▶ Direction:
Set down the full listing exactly, character for character.
________
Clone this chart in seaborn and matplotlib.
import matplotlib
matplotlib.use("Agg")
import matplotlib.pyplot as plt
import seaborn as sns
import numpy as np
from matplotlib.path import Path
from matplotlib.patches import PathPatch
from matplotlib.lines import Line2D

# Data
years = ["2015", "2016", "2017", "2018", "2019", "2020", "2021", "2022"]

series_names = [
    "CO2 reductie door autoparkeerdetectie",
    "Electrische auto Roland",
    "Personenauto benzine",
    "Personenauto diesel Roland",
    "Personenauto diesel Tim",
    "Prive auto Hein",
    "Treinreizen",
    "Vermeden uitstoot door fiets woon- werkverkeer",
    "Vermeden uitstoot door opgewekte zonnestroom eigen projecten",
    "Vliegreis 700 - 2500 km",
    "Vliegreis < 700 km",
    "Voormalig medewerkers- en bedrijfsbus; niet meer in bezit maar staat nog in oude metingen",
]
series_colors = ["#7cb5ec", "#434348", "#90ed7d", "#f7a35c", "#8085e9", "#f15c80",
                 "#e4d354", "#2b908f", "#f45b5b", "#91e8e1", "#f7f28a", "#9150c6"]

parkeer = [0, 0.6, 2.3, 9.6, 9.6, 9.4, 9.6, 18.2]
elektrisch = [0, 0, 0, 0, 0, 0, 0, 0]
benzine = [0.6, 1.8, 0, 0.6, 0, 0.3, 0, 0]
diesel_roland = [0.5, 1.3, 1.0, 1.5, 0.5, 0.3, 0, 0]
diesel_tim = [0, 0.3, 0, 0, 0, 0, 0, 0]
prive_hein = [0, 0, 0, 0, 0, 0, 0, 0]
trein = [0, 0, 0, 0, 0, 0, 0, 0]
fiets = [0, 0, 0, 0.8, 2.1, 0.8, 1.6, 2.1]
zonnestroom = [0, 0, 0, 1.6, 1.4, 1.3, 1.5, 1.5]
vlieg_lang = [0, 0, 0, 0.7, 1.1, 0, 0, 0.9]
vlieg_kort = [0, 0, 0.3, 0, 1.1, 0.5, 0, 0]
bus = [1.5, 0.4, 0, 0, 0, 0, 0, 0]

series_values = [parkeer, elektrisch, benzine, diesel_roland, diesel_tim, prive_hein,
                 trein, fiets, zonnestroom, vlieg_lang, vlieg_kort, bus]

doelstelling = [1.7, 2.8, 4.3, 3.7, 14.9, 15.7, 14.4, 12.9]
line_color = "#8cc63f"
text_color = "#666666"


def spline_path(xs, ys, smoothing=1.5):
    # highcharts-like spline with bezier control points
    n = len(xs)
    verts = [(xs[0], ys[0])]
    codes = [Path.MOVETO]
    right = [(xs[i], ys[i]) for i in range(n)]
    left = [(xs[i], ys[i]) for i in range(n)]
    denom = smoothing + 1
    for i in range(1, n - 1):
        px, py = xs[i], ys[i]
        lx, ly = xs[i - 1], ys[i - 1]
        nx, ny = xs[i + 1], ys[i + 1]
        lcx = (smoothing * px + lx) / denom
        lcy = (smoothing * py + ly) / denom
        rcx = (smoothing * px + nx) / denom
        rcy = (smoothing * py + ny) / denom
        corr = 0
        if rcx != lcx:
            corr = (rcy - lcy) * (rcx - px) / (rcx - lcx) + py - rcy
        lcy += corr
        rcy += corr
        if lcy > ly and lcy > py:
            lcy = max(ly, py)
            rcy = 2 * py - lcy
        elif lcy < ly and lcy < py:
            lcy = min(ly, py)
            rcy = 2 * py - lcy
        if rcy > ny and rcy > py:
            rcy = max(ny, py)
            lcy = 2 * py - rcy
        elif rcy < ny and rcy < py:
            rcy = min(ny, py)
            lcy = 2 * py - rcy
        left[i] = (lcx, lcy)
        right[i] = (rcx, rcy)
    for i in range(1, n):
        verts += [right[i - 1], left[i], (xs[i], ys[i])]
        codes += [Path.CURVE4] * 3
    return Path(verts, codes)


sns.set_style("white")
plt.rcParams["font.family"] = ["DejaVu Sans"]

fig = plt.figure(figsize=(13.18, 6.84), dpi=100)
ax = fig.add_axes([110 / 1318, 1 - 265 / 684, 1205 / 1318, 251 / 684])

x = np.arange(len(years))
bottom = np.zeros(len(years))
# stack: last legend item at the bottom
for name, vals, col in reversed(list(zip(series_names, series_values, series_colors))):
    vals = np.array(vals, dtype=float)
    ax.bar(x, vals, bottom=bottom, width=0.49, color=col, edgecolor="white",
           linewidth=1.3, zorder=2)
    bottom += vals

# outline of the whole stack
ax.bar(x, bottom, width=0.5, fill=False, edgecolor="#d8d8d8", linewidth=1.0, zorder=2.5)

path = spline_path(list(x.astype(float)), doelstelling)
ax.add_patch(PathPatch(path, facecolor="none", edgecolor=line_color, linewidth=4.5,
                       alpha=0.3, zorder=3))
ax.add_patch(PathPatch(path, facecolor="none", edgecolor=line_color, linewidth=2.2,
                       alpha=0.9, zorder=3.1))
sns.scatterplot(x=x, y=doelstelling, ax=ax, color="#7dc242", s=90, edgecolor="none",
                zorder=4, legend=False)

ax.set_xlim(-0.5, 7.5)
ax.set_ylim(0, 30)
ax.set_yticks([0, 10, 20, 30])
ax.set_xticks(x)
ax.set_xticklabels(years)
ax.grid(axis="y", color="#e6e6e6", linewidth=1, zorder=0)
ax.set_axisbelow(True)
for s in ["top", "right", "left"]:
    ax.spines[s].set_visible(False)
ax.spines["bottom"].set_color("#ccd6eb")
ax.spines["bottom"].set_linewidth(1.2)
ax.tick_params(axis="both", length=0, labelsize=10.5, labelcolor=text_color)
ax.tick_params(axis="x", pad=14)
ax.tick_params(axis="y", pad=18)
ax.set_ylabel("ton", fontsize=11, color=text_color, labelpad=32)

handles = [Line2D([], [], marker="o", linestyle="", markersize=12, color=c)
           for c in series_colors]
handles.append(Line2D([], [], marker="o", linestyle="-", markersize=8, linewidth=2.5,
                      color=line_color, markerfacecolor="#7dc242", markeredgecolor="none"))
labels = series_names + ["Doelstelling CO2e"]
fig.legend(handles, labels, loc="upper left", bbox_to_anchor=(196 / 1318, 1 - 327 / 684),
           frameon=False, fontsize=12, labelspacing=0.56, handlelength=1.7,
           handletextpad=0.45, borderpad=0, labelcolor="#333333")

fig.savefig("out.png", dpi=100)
________
▶ Expected output:
Clone this chart in seaborn and matplotlib.
import matplotlib
matplotlib.use("Agg")
import matplotlib.pyplot as plt
import seaborn as sns
import numpy as np
from matplotlib.path import Path
from matplotlib.patches import PathPatch
from matplotlib.lines import Line2D

# Data
years = ["2015", "2016", "2017", "2018", "2019", "2020", "2021", "2022"]

series_names = [
    "CO2 reductie door autoparkeerdetectie",
    "Electrische auto Roland",
    "Personenauto benzine",
    "Personenauto diesel Roland",
    "Personenauto diesel Tim",
    "Prive auto Hein",
    "Treinreizen",
    "Vermeden uitstoot door fiets woon- werkverkeer",
    "Vermeden uitstoot door opgewekte zonnestroom eigen projecten",
    "Vliegreis 700 - 2500 km",
    "Vliegreis < 700 km",
    "Voormalig medewerkers- en bedrijfsbus; niet meer in bezit maar staat nog in oude metingen",
]
series_colors = ["#7cb5ec", "#434348", "#90ed7d", "#f7a35c", "#8085e9", "#f15c80",
                 "#e4d354", "#2b908f", "#f45b5b", "#91e8e1", "#f7f28a", "#9150c6"]

parkeer = [0, 0.6, 2.3, 9.6, 9.6, 9.4, 9.6, 18.2]
elektrisch = [0, 0, 0, 0, 0, 0, 0, 0]
benzine = [0.6, 1.8, 0, 0.6, 0, 0.3, 0, 0]
diesel_roland = [0.5, 1.3, 1.0, 1.5, 0.5, 0.3, 0, 0]
diesel_tim = [0, 0.3, 0, 0, 0, 0, 0, 0]
prive_hein = [0, 0, 0, 0, 0, 0, 0, 0]
trein = [0, 0, 0, 0, 0, 0, 0, 0]
fiets = [0, 0, 0, 0.8, 2.1, 0.8, 1.6, 2.1]
zonnestroom = [0, 0, 0, 1.6, 1.4, 1.3, 1.5, 1.5]
vlieg_lang = [0, 0, 0, 0.7, 1.1, 0, 0, 0.9]
vlieg_kort = [0, 0, 0.3, 0, 1.1, 0.5, 0, 0]
bus = [1.5, 0.4, 0, 0, 0, 0, 0, 0]

series_values = [parkeer, elektrisch, benzine, diesel_roland, diesel_tim, prive_hein,
                 trein, fiets, zonnestroom, vlieg_lang, vlieg_kort, bus]

doelstelling = [1.7, 2.8, 4.3, 3.7, 14.9, 15.7, 14.4, 12.9]
line_color = "#8cc63f"
text_color = "#666666"


def spline_path(xs, ys, smoothing=1.5):
    # highcharts-like spline with bezier control points
    n = len(xs)
    verts = [(xs[0], ys[0])]
    codes = [Path.MOVETO]
    right = [(xs[i], ys[i]) for i in range(n)]
    left = [(xs[i], ys[i]) for i in range(n)]
    denom = smoothing + 1
    for i in range(1, n - 1):
        px, py = xs[i], ys[i]
        lx, ly = xs[i - 1], ys[i - 1]
        nx, ny = xs[i + 1], ys[i + 1]
        lcx = (smoothing * px + lx) / denom
        lcy = (smoothing * py + ly) / denom
        rcx = (smoothing * px + nx) / denom
        rcy = (smoothing * py + ny) / denom
        corr = 0
        if rcx != lcx:
            corr = (rcy - lcy) * (rcx - px) / (rcx - lcx) + py - rcy
        lcy += corr
        rcy += corr
        if lcy > ly and lcy > py:
            lcy = max(ly, py)
            rcy = 2 * py - lcy
        elif lcy < ly and lcy < py:
            lcy = min(ly, py)
            rcy = 2 * py - lcy
        if rcy > ny and rcy > py:
            rcy = max(ny, py)
            lcy = 2 * py - rcy
        elif rcy < ny and rcy < py:
            rcy = min(ny, py)
            lcy = 2 * py - rcy
        left[i] = (lcx, lcy)
        right[i] = (rcx, rcy)
    for i in range(1, n):
        verts += [right[i - 1], left[i], (xs[i], ys[i])]
        codes += [Path.CURVE4] * 3
    return Path(verts, codes)


sns.set_style("white")
plt.rcParams["font.family"] = ["DejaVu Sans"]

fig = plt.figure(figsize=(13.18, 6.84), dpi=100)
ax = fig.add_axes([110 / 1318, 1 - 265 / 684, 1205 / 1318, 251 / 684])

x = np.arange(len(years))
bottom = np.zeros(len(years))
# stack: last legend item at the bottom
for name, vals, col in reversed(list(zip(series_names, series_values, series_colors))):
    vals = np.array(vals, dtype=float)
    ax.bar(x, vals, bottom=bottom, width=0.49, color=col, edgecolor="white",
           linewidth=1.3, zorder=2)
    bottom += vals

# outline of the whole stack
ax.bar(x, bottom, width=0.5, fill=False, edgecolor="#d8d8d8", linewidth=1.0, zorder=2.5)

path = spline_path(list(x.astype(float)), doelstelling)
ax.add_patch(PathPatch(path, facecolor="none", edgecolor=line_color, linewidth=4.5,
                       alpha=0.3, zorder=3))
ax.add_patch(PathPatch(path, facecolor="none", edgecolor=line_color, linewidth=2.2,
                       alpha=0.9, zorder=3.1))
sns.scatterplot(x=x, y=doelstelling, ax=ax, color="#7dc242", s=90, edgecolor="none",
                zorder=4, legend=False)

ax.set_xlim(-0.5, 7.5)
ax.set_ylim(0, 30)
ax.set_yticks([0, 10, 20, 30])
ax.set_xticks(x)
ax.set_xticklabels(years)
ax.grid(axis="y", color="#e6e6e6", linewidth=1, zorder=0)
ax.set_axisbelow(True)
for s in ["top", "right", "left"]:
    ax.spines[s].set_visible(False)
ax.spines["bottom"].set_color("#ccd6eb")
ax.spines["bottom"].set_linewidth(1.2)
ax.tick_params(axis="both", length=0, labelsize=10.5, labelcolor=text_color)
ax.tick_params(axis="x", pad=14)
ax.tick_params(axis="y", pad=18)
ax.set_ylabel("ton", fontsize=11, color=text_color, labelpad=32)

handles = [Line2D([], [], marker="o", linestyle="", markersize=12, color=c)
           for c in series_colors]
handles.append(Line2D([], [], marker="o", linestyle="-", markersize=8, linewidth=2.5,
                      color=line_color, markerfacecolor="#7dc242", markeredgecolor="none"))
labels = series_names + ["Doelstelling CO2e"]
fig.legend(handles, labels, loc="upper left", bbox_to_anchor=(196 / 1318, 1 - 327 / 684),
           frameon=False, fontsize=12, labelspacing=0.56, handlelength=1.7,
           handletextpad=0.45, borderpad=0, labelcolor="#333333")

fig.savefig("out.png", dpi=100)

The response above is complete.